# Wetsanding Class at Autogeek - 1971 GTO - The Black Orange



## Mike Phillips (Jan 26, 2007)

*Wetsanding Class at Autogeek - 1971 GTO - The Black Orange *



















All taped off and ready to go!



















Two Grit Guard Universal Detailing Carts & Pad Washers all set up ready to go. Two is better than one!


















*Dampsanding*
This is a match made in car detailing heaven. This mini dual action polisher works flawlessly as a 3" dampsander. It makes sanding close to edges safe and easy. It makes sanding small thin panels faster and easier.

With this combination of polisher and 3" sanding disc with an interface pad for conforming to the shape of the panel you can quickly and easily sand out a minor or small defect with surgical precision in an isolated area with only a small footprint.

A few more shots of the 3" Griot's Garage Mini Polisher being used to dampsand...

*Orange peel and mottling near the front of the roof line...*









*Close-up...*









*Sanded with #1500 in this picture, follow up was #3000*









*Compounded...*









*Not perfect but getting there... *









*Used the PC with 6" sanding disc for the major portion of the roof and rear quarter*
*panel. About 90% of **the orange peel was sanded off so I snagged another 5% to 6%*













































*Will get the other side of the roof tomorrow...*




































*Removing Sanding Marks*
The Griot's Garage 3" Mini Polisher is also able to rotate the Meguiar's microfiber discs. This is a 3" microfiber cutting disc removing #3000 Unigrit dampsanding marks.

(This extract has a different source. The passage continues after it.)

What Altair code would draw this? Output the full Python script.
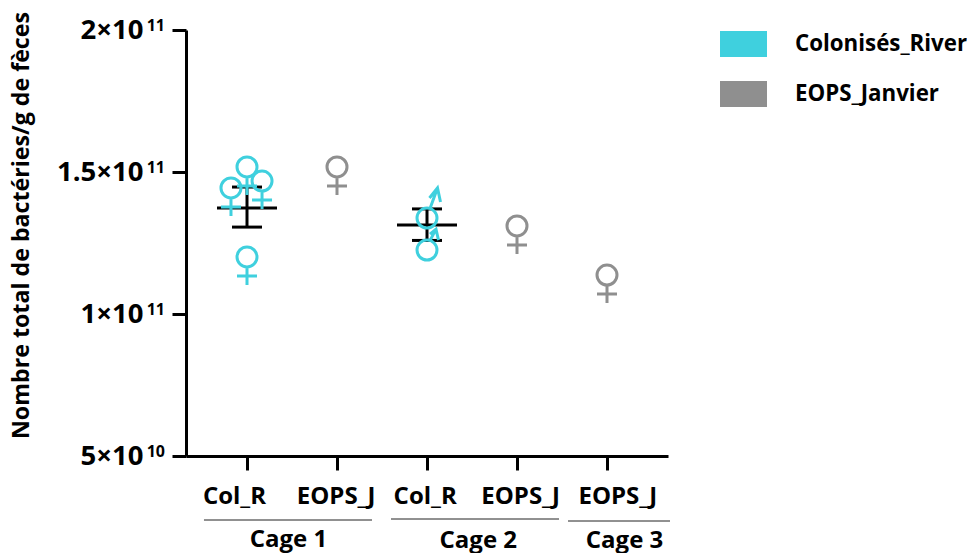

It works but it's so much faster and effective to learn how to use a rotary buffer if you're going to sand down and buff out an entire car. If you're just doing spot repair then it's doable.



























































































:thumb:


----------



## Mike Phillips (Jan 26, 2007)

Time to break out the trusty PC 7424xp










We teach how to use air DA Sanders too...


















Sergio and Tavares tackle the roof with the G110v2 and PC 7424XP









You should always be looking across from your work area and sometimes that means lowering yourself down to the panel.




























This is me working intricate areas using the 3" Griot's Mini Polisher as a *dampsander*....


















Lots of rotary buffer work after the sanding...



















:thumb:


----------



## Mike Phillips (Jan 26, 2007)

This GTO was painted Wednesday night before our Sunday class and has a *lot* of orange peel which should really give our students a great experience learning how to hand sand and machine dampsand.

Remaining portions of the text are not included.